From   n j cox <>
Date   Thu, 24 May 2007 15:27:47 +0100

Thanks to Kit Baum, a new package -group1d- is now
available from SSC. Stata 9 is required. Use -ssc-
to install.

Please note that that "1" is the numeral "1", not
the letter "l". One earlier version was called -grouponed-
but I got fed up with typing that, so it fell down
the Darwinian drain of unnatural deselection.

An earlier version of this program was posted on
13 May in a thread on -cluster kmeans- started by Herve

The version there is Stata 8. Among other things, I
said "A Mata-based version should follow" -- which wasn't
quite a promise, but since no one else jumped in with
a Mata translation, I ended up doing it myself. Initial experiments
indicated that the Mata version was about 30 times faster,
so I abandoned the Stata 8 version and will not maintain or
even support the version posted on 13 May. I will signal
that the syntax there differs from that now used.

So much for that. -group1d- offers grouping or clustering
in one dimension. Natural examples are the values of a variable sorted from smallest to largest, the values of a time series, or the values of a spatial series along or down a profile, transect, core, borehole, etc. n values are clustered into one or more contiguous groups, the (k - 1)
boundaries between k groups being chosen to minimise the sum of the
within-cluster sums of squared deviations from cluster means over the
comb(n - 1, k - 1) possible clusterings. The clustering produced is
guaranteed optimal, but it may not be unique.

The help file is quite detailed, so I will just add a few broader remarks:

0. It's been said before, but I'll say it again. Mata really
is a nice vehicle for taking someone else's Fortran and then doing
things in your favourite statistical software. (Historically, that's
not quite what happened, as over the years someone else's Fortran became my Fortran became my Basic became my Stata 5 became my Stata 8 became my Stata 9, but I wish it had, and in any case I went back to the original in rewriting this version of the code.)

1. -group1d- has absolutely no connection to official Stata's
cluster of cluster analysis commands, -cluster-, nor am I likely to add stuff that echoes, mimics or otherwise resembles that truly excellent suite.

2. -group1d- grows out of work that was part of my Ph.D. thesis,
which was awarded sometime in the Late Cretaceous. I haven't tried
to keep up with the literature since about 1980 [sic] so would
appreciate pertinent references. A quick internet search indicates
that much of the work I was aware of is being rediscovered or
reinvented, for example by economists interested in ("nonparametric")
ways of identifying structural breaks in time series, especially when
you do not know in advance how many there were.
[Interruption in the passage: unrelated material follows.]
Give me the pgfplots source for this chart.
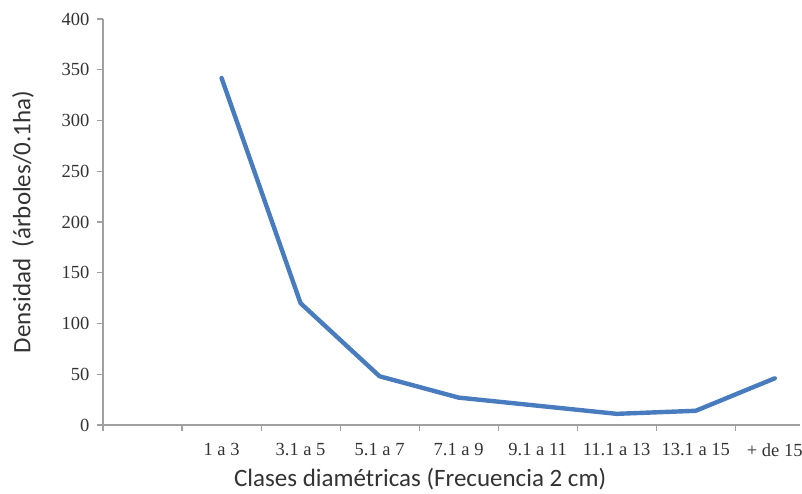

3. -group1d- could be used for doing some rather weak science, but
that's up to anyone who uses it. In particular, in various literatures
people entertain puncuatated equilibrium views of their systems
(the unsympathetic description "evolution by jerks" springs to mind
from some past polemics in biology) whereby
economies, or whatever, supposedly make sudden jumps from time
to time and it is the job of the technique to work out when they
happened. Well, your mileage may vary, but if they really happened
it should be evident in graphs of the data without any need for elaborate formal analysis, and if conversely you have to strain to find them they can't be that major. Still, apart from being fun to write,
I have found uses for this program, and in one real case study with
a colleague on environmental data it underlined his suspicion of a change in behaviour (in this case, in what laboratories were doing, not nature).